Maduro mengklaim bahwa tanggapannya yang cepat– dia memberlakukan lockdown pada 17 Maret, tepat setelah dua kasus virus korona pertama dikonfirmasi– telah mencegah kehancuran yang dialami oleh negara-negara terdekat.
Secara resmi, Venezuela memiliki tingkat infeksi terendah di kawasan itu. Lima bulan setelah virus terdeteksi, jumlah kematian harian, menurut pemerintah, tidak pernah melebihi 12.
“Anda diberi perhatian yang unik di dunia, perhatian manusiawi, penuh kasih Kristiani,” kata Maduro dalam pidato nasional, 14 Agustus lalu.
Tetapi para ahli kesehatan mengatakan angka resmi yang rendah adalah hasil dari tingkat pengujian yang sangat rendah. Tes virus korona yang akurat begitu langka dan membutuhkan waktu berminggu-minggu untuk diproses di salah satu dari dua laboratorium yang disetujui pemerintah. Hal itu dikatakan delapan dokter di tiga negara bagian Venezuela yang diwawancarai untuk artikel ini. Para dokter tidak mau mengungkapkan nama mereka karena takut dianiaya aparat pemerintah.

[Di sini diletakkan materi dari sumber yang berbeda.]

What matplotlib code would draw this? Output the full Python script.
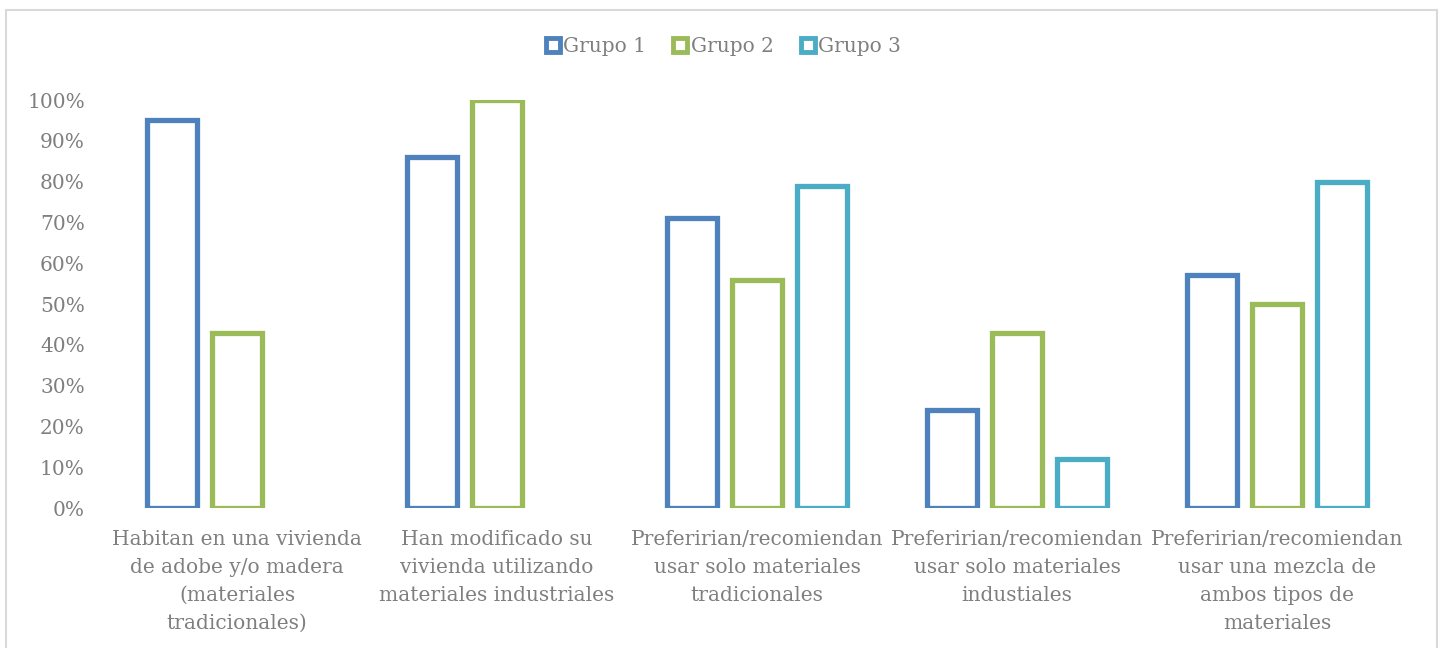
import matplotlib.pyplot as plt
import numpy as np
from matplotlib.ticker import PercentFormatter
from matplotlib.patches import Rectangle
from matplotlib.lines import Line2D

plt.rcParams["font.family"] = ["DejaVu Serif"]

categorias = ["Habitan en una vivienda\nde adobe y/o madera\n(materiales\ntradicionales)",
              "Han modificado su\nvivienda utilizando\nmateriales industriales",
              "Preferirian/recomiendan\nusar solo materiales\ntradicionales",
              "Preferirian/recomiendan\nusar solo materiales\nindustiales",
              "Preferirian/recomiendan\nusar una mezcla de\nambos tipos de\nmateriales"]
grupos = ["Grupo 1", "Grupo 2", "Grupo 3"]
grupo1 = [0.95, 0.86, 0.71, 0.24, 0.57]
grupo2 = [0.43, 1.00, 0.56, 0.43, 0.50]
grupo3 = [np.nan, np.nan, 0.79, 0.12, 0.80]
colores = ["#4F81BD", "#9BBB59", "#4BACC6"]
gris = "#7F7F7F"

fig = plt.figure(figsize=(14.4, 6.48), dpi=100)
ax = fig.add_axes([107/1440, 140/648, 1300/1440, 408/648])

x = np.arange(len(categorias))
paso = 0.25
ancho = 0.19
for i, (serie, col) in enumerate(zip([grupo1, grupo2, grupo3], colores)):
    ax.bar(x + (i - 1) * paso, serie, ancho, facecolor="white", edgecolor=col,
           linewidth=3.8)

ax.set_xlim(-0.5, len(categorias) - 0.5)
ax.set_ylim(0, 1)
ax.set_yticks(np.arange(0, 1.01, 0.1))
ax.yaxis.set_major_formatter(PercentFormatter(1, decimals=0))
ax.set_xticks(x)
ax.set_xticklabels(categorias, linespacing=1.6)
ax.tick_params(axis="both", length=0, labelsize=14.5, labelcolor=gris)
ax.tick_params(axis="y", pad=16)
ax.tick_params(axis="x", pad=16)
for s in ax.spines.values():
    s.set_visible(False)

handles = [Line2D([], [], linestyle="none", marker="s", markersize=9.5,
                  markerfacecolor="white", markeredgecolor=c, markeredgewidth=3.5)
           for c in colores]
fig.legend(handles, grupos, loc="center", bbox_to_anchor=(0.502, 1 - 47/648), ncol=3,
           frameon=False, fontsize=14.5, handlelength=0.8, handletextpad=0.1,
           columnspacing=1.3, labelcolor=gris)

fig.patches.append(Rectangle((6/1440, -10/648), 1431/1440, 648/648, transform=fig.transFigure,
                             fill=False, edgecolor="#D9D9D9", linewidth=1.5))

fig.savefig("out.png", dpi=100)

Kebanyakan pasien dengan gejala Covid-19 tidak pernah diuji atau meninggal sebelum mereka menerima hasilnya. “Jadi mereka tidak pernah dimasukkan dalam statistik resmi,” kata beberapa dokter.
Di negara bagian Zulia, pemerintah mengatakan 70 orang telah meninggal akibat Covid-19 pada minggu kedua Agustus. Tetapi sekelompok dokter yang melacak kematian di negara bagian itu mengatakan, di satu rumah sakit terbesar di Zulia, ada 294 pasien telah meninggal dengan gejala virus korona.
Beberapa hari sebelum Venezuela mengonfirmasi kasus virus korona pertamanya, Gubernur Zulia, Omar Prieto, mengatakan dalam pidato publiknya, ia memerintahkan kontraintelijen militer untuk menanyai seorang dokter terkemuka yang memperingatkan tentang potensi infeksi.
“Ini masalah keamanan nasional dan orang ini harus diinvestigasi,” kata Prieto tentang dokter tersebut, Freddy Pachano.
Ibu kota Zulia, Maracaibo, kini telah menjadi pusat pandemi di Venezuela.
Satu krematorium di Maracaibo berubah dari memproses rata-rata lima jenazah sehari menjadi 20 jenazah pada bulan Juni, sebelum ovennya rusak karena terlalu banyak bekerja. Hal itu dikatakan manajer fasilitas tersebut, yang berbicara tanpa menyebut nama karena takut akan pembalasan.
Para pejabat di Maracaibo sejak itu menggali banyak lubang kubur di pemakaman kota. Sementara Papa Prieto, sang gubernur, yang dinyatakan positif mengidap virus corona, kini telah pulih setelah dirawat di sebuah klinik swasta.
Pachano, yang mencoba menyuarakan kewaspadaan tentang krisis yang akan datang, telah melarikan diri ke Kolombia untuk menghindari penangkapan. “Tidak mungkin mengambil tindakan yang memadai untuk melawan penyakit, jika Anda tidak benar-benar tahu apa yang terjadi,”kata Pachano. [The New York Times]
Anatoly Kurmanaev dan Isayen Herrera melaporkan dari Caracas. Sheyla Urdaneta melaporkan dari Maracaibo, Venezuela. Lorena Bornacelly berkontribusi melaporkan dari San Cristóbal, Venezuela.